Five years for Hoeness?
March 13, 2014Summing up on Thursday, state prosecutor Achim von Engel called for a prison sentence of five-and-a-half years for Hoeness on seven counts of tax evasion.
Von Engel rejected Hoeness' defense that his voluntary disclosure last year of tax dodging carried out over the past decade should exempt him from a criminal conviction and prison.
Defense lawyer Feigen, for his part, said that Hoeness should receive at the most a suspended sentence - and only if the court found a self-disclosure made by Hoeness to tax authorities in January last year invalid.
If the voluntary confession were to be adjudged valid, however, the case against Hoeness should be closed, Feigen said. He said Hoeness' disclosure fulfilled all the requirements laid down by law, and contained merely an error in the way it was formulated.
The maximum term for major tax fraud under German law is 10 years, though sentences are usually shorter.
Hoeness had been charged with dodging 3.5 million euros in taxes, but on Monday admitted to avoiding 15 million euros more than that.
And then testimony given during the trial on Tuesday revealed that 62-year-old Hoeness in fact withheld 27.2 million euros ($37.91million) in tax.
Figures 'accurate'
The revelation has cast doubt on the degree of Hoeness' cooperation and transparency, increasing the likelihood of a jail sentence for the football legend.
On Wednesday, Hoeness' defense lawyer Hanns Feigen confirmed the 27.2-million-euro figure, telling the court that "the defense considers the figures accurate; we do not challenge them."

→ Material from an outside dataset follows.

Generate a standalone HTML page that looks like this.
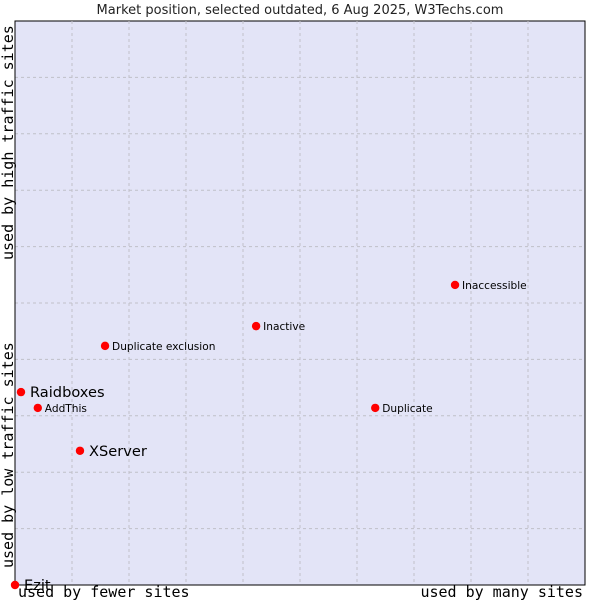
<!DOCTYPE html>
<html><head><meta charset="utf-8"><style>
body{margin:0;background:#fff;width:600px;height:600px;overflow:hidden}
svg{display:block}
</style></head><body>
<svg id="chart" width="600" height="600" xmlns="http://www.w3.org/2000/svg">
<text x="300" y="14" text-anchor="middle" font-family="DejaVu Sans, sans-serif" font-size="13" fill="#222">Market position, selected outdated, 6 Aug 2025, W3Techs.com</text>
<rect x="15" y="21" width="570" height="564" fill="#e3e4f7" stroke="#000" stroke-width="1"/>
<g id="grid"></g>
<line x1="15" y1="21" x2="15" y2="585" stroke="#000"/>
<line x1="15" y1="585" x2="585" y2="585" stroke="#000"/>
<g id="points"></g>
<text x="18" y="597" font-family="DejaVu Sans Mono, Liberation Mono, monospace" font-size="15" fill="#000">used by fewer sites</text>
<text x="583" y="597" text-anchor="end" font-family="DejaVu Sans Mono, Liberation Mono, monospace" font-size="15" fill="#000">used by many sites</text>
<text transform="translate(13,568) rotate(-90)" font-family="DejaVu Sans Mono, Liberation Mono, monospace" font-size="15" fill="#000">used by low traffic sites</text>
<text transform="translate(13,260) rotate(-90)" font-family="DejaVu Sans Mono, Liberation Mono, monospace" font-size="15" fill="#000">used by high traffic sites</text>
</svg>
<script>
const names=["Ezit","Raidboxes","AddThis","XServer","Duplicate exclusion","Inactive","Inaccessible","Duplicate"];
const xValues=[0,1.05,4.0,11.4,15.8,42.3,77.2,63.2];
const yValues=[0,34.2,31.4,23.8,42.4,45.9,53.2,31.4];
const bigLabel=[true,true,false,true,false,false,false,false];
const NS="http://www.w3.org/2000/svg";
const X=v=>15+v*5.7, Y=v=>585-v*5.64;
const grid=document.getElementById('grid');
for(let i=1;i<10;i++){
  const l=document.createElementNS(NS,'line');
  l.setAttribute('x1',X(i*10));l.setAttribute('x2',X(i*10));l.setAttribute('y1',21);l.setAttribute('y2',585);
  l.setAttribute('stroke','#c0c0c8');l.setAttribute('stroke-dasharray','3,3');
  
  
  grid.appendChild(l);
  const h=document.createElementNS(NS,'line');
  h.setAttribute('y1',Y(i*10));h.setAttribute('y2',Y(i*10));h.setAttribute('x1',15);h.setAttribute('x2',585);
  h.setAttribute('stroke','#c0c0c8');h.setAttribute('stroke-dasharray','3,3');
  
  
  grid.appendChild(h);
}
const pts=document.getElementById('points');
names.forEach((n,i)=>{
  const cx=X(xValues[i]),cy=Y(yValues[i]);
  const c=document.createElementNS(NS,'circle');
  c.setAttribute('cx',cx);c.setAttribute('cy',cy);c.setAttribute('r',4.2);c.setAttribute('fill','#f00');
  
  
  pts.appendChild(c);
  const t=document.createElementNS(NS,'text');
  t.setAttribute('x',cx+(bigLabel[i]?9:7));t.setAttribute('y',cy+(bigLabel[i]?5:4));
  t.setAttribute('font-family','DejaVu Sans, sans-serif');
  t.setAttribute('font-size',bigLabel[i]?14.6:10.6);t.setAttribute('fill','#000');
  t.textContent=n;
  
  
  pts.appendChild(t);
});
</script>
</body></html>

Feigen said the amended tax returns also covered the amount Hoeness owed from currency trades.
Confession too late?
Any sentence handed down by the court is likely to depend on whether his confession was made early enough, before an investigation began of his tax affairs - and whether the disclosure was comprehensive.

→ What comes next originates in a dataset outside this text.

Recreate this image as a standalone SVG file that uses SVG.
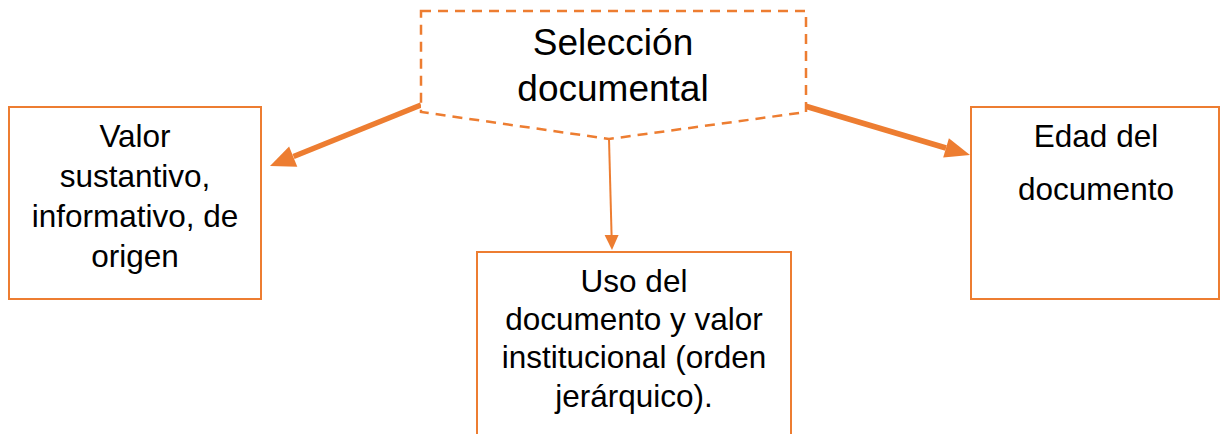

But with the piecemeal information coming forth during the trial this week, doubt has been cast over whether this was the case.

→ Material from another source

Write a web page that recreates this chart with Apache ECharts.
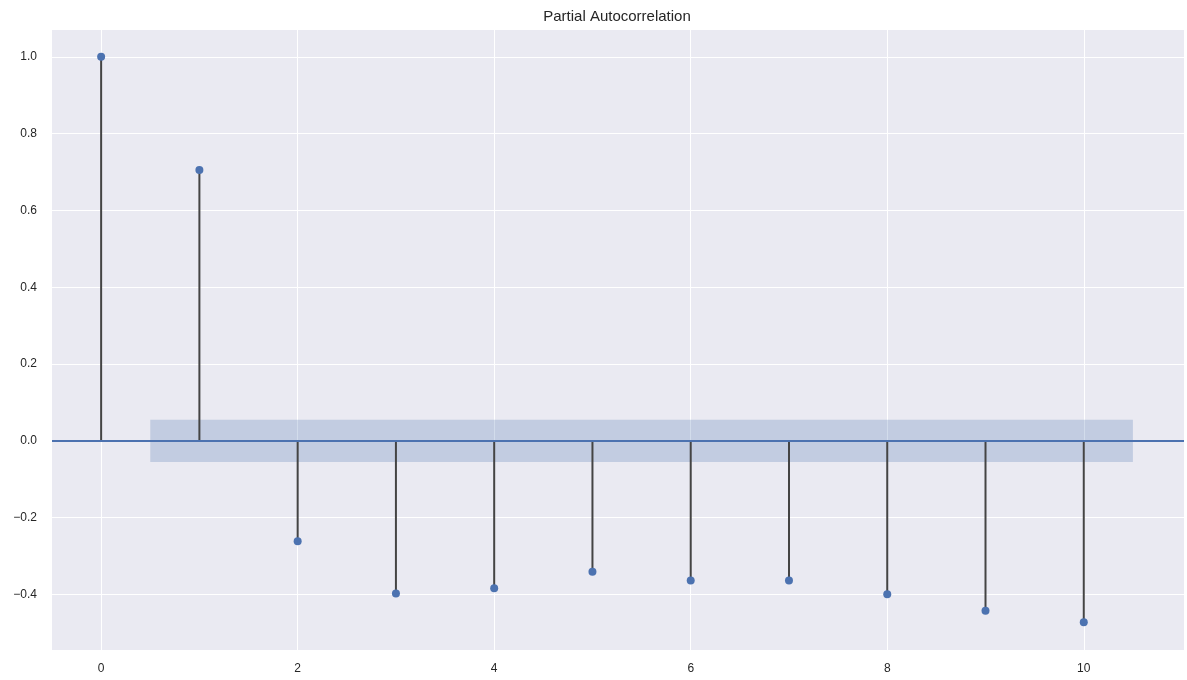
<!DOCTYPE html>
<html>
<head>
<meta charset="utf-8">
<script src="https://cdn.jsdelivr.net/npm/echarts@6/dist/echarts.min.js"></script>
<style>html,body{margin:0;padding:0;background:#fff}#c{width:1187px;height:680px}</style>
</head>
<body>
<div id="c"></div>
<script>
const lags = [0, 1, 2, 3, 4, 5, 6, 7, 8, 9, 10];
const pacf = [1.0, 0.705, -0.262, -0.398, -0.384, -0.341, -0.364, -0.364, -0.400, -0.443, -0.473];
const confLow = -0.055;
const confHigh = 0.055;
const confStart = 0.5;
const confEnd = 10.5;
const xTicks = [0, 2, 4, 6, 8, 10];
const yTicks = [-0.4, -0.2, 0.0, 0.2, 0.4, 0.6, 0.8, 1.0];
const titleText = 'Partial Autocorrelation';

const points = lags.map((l, i) => [l, pacf[i]]);
const font = '"Liberation Sans", Arial, sans-serif';
const textColor = '#262626';

const chart = echarts.init(document.getElementById('c'), null, {renderer: 'canvas'});
chart.setOption({
  backgroundColor: '#ffffff',
  animation: false,
  title: {
    text: titleText, left: 617, top: 9, padding: 0, textAlign: 'center',
    textStyle: {fontFamily: font, fontSize: 15, fontWeight: 'normal', color: textColor}
  },
  grid: {left: 52, right: 3, top: 30, bottom: 30, show: true, backgroundColor: '#EAEAF2', borderWidth: 0},
  xAxis: {
    type: 'value', min: -0.5, max: 11.02,
    axisLine: {show: false},
    axisTick: {show: false, customValues: xTicks},
    axisLabel: {customValues: xTicks, fontFamily: font, fontSize: 12, color: textColor, margin: 13},
    splitLine: {show: true, lineStyle: {color: '#ffffff', width: 1}}
  },
  yAxis: {
    type: 'value', min: -0.545, max: 1.07,
    axisLine: {show: false},
    axisTick: {show: false, customValues: yTicks},
    axisLabel: {
      customValues: yTicks, fontFamily: font, fontSize: 12, color: textColor, margin: 15,
      formatter: v => (v < 0 ? '\u2212' : '') + Math.abs(v).toFixed(1)
    },
    splitLine: {show: true, lineStyle: {color: '#ffffff', width: 1}}
  },
  series: [
    {
      type: 'custom',
      data: points,
      z: 2,
      renderItem: (params, api) => {
        const x = api.value(0), v = api.value(1);
        const p0 = api.coord([x, 0]);
        const p1 = api.coord([x, v]);
        return {type: 'line', shape: {x1: p0[0], y1: p0[1], x2: p1[0], y2: p1[1]},
                style: {stroke: '#444444', lineWidth: 2}};
      },
      markArea: {
        silent: true,
        itemStyle: {color: 'rgba(76,114,176,0.25)'},
        data: [[{xAxis: confStart, yAxis: confLow}, {xAxis: confEnd, yAxis: confHigh}]]
      }
    },
    {
      type: 'scatter',
      data: points,
      z: 4,
      symbol: 'circle',
      symbolSize: 8,
      itemStyle: {color: '#4C72B0', opacity: 1},
      markLine: {
        silent: true, symbol: 'none', label: {show: false},
        lineStyle: {color: '#4C72B0', width: 1.8, type: 'solid', opacity: 1},
        data: [{yAxis: 0}]
      }
    }
  ]
});
</script>
</body>
</html>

Hoeness admitted he didn't come clean earlier, because he wanted to benefit from a tax deal Germany was negotiating with Switzerland, which would have granted amnesty to tax dodgers who confessed to authorities.
However, in December 2012 that deal was blocked by the German center-left opposition of the time, which wanted to see wealthy tax criminals prosecuted.
Hoeness, who also runs a successful sausage-making business, has helped turn Bayern into one of the world's top teams.
Thousands of Germans have paid back taxes to avoid prosecution as news of Hoeness' prosecution and trial hit the media. Chancellor Angela Merkel's ruling coalition has also come under increased pressure to crack down on tax evaders.